Usually the first question that pops up has to do with the amount of money the dice controller can make. Are there any controllers who have won millions?
States Howard Rock 'n Roller, one of the top controllers, "We know that some controllers such as the Captain and his partner the Arm have each won millions. The Lee brothers have won millions. There are some others. But not everyone can bet large amounts and be calm shooting. Dice control is as much a mental skill as a physical skill and the amount of money at risk on each and every roll, if it worries you, can take away your skill by taking away your composure. You have to bet within your mental means."
There are dice controllers who are red-chip players and there are dice controllers who are betting in the thousands on each and every roll. That is a personal choice.
The Lee Brothers, Tony and Larry Lee, "two proud Koreans," are the only full-time professional dice controllers that I have met. They make their sole living from craps and they play all over the country with a five-person team. In 2004, they averaged about $500,000 each at the game. I wrote extensively about them in my book The Craps Underground. The other dice controllers I am familiar with play as a sideline, although many play several times a week.
Getting the Edge
Getting the edge over the casino in craps is made up of three elements:
1. A controlled throw
A controlled throw is made up of 8 distinct elements: the set, the stance, the grab, the grip, the throw, the backspin, the bounce and the landing after hitting the back wall. To have a true controlled throw, each and every aspect of these 8 elements must be developed. There are numerous dice sets that can be created with two six-sided dice, three of the best are the Hardways set (4:4, 2:2, 5:5, and 3:3 on the faces with 6:1 on the ends), the 3V set (3:3, 5:1, 6:2 and 4:4 on the faces, with 5:1 or 6:2 on the ends), and the Any Seven set for come-out or don't rolls (with 4:3, 5:2, 4:3, 5:2 on the faces and 6:1 on the ends).
The best place to stand is as close to the stick person as possible: stick left one, stick left two or stick right one, stick right two. The farther away from the back wall that you are, the more difficult it is to control the outcome of your roll. The more power you must apply to your dice to get to the back wall, the more energy those dice have to lose before they calm down.
When the stick person pushes over the dice to you, you set them and then you must grab them so that they remain together with no splits. Your grip should be equal on both dice, usually with three fingers on front and the thumb in the middle of the back - equally touching both dice.
Once you have a proper grip, the dynamic area of dice control presents itself - you must throw the dice. A gentle throw is best. You want your dice to have a backspin so that they land and break and with one bounce hitting the back wall and landing as close together as you can get them. The less energy they have as they hit that back wall, the better chance you have of offsetting the randomizing effects of the rubber pyramids.

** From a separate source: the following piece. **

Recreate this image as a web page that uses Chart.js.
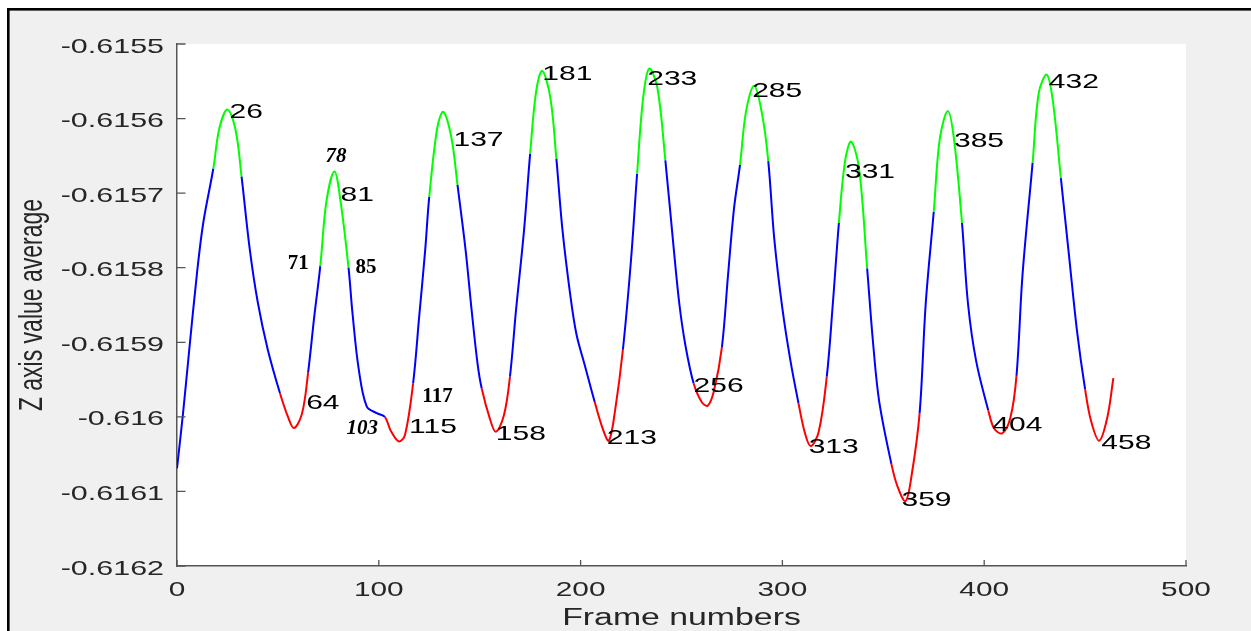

Once you have created a controlled throw, you have to decide how to bet. Many dice controllers, with decent skill levels, fall flat on their faces when they have to bet on themselves. They make bets their skill can't overcome! Most dice controllers cannot beat the high house edges on the bets in the center of the table, the field, or even the placing of the 5 and 9 and 4 and 10. The best bets for dice controllers are usually Pass with odds, Come with odds, and the placing of the 6 and 8. In venues where you can buy the 4 and 10 for $25 and pay the $1 vig on wins only, and in venues where you can buy the 5 and 9 for $30, paying the $1 vig on wins only, these bets become attractive as the house edge is near that of placing the 6 and 8.
Finally, with random rollers at the table, you can lose all of your edge and then some, if you persist in betting the same amounts of money on them as you do on yourself. For example, if you bet $100 by placing the 6 and 8 on yourself and on others, you can never win at the game if you play with more than three random rollers at your table. Let us say that you are able to get a 5 percent edge on your throw. You bet $100 on yourself by placing the 6 and 8. Since the house has a 1.5 percent edge on these bets, you win $3.50. Now, you bet on a random roller. You lose $1.50 on the first one, $1.50 on the second, and $1.50 on the third. You are now down one dollar. With each subsequent random roller, you go down for $1.50 more. Bet this way and your edge quickly disappears and you become just another loser.
To have any chance of beating the game of craps, you can't let the random shooters beat you. It doesn't matter that random rollers occasionally have winning rolls; the movement on your money if you bet on them is downwards. To have a chance of winning, you must eliminate as many random rollers from your game as you can and also reduce the amount of money you bet on those upon whom you bet to the barest minimum.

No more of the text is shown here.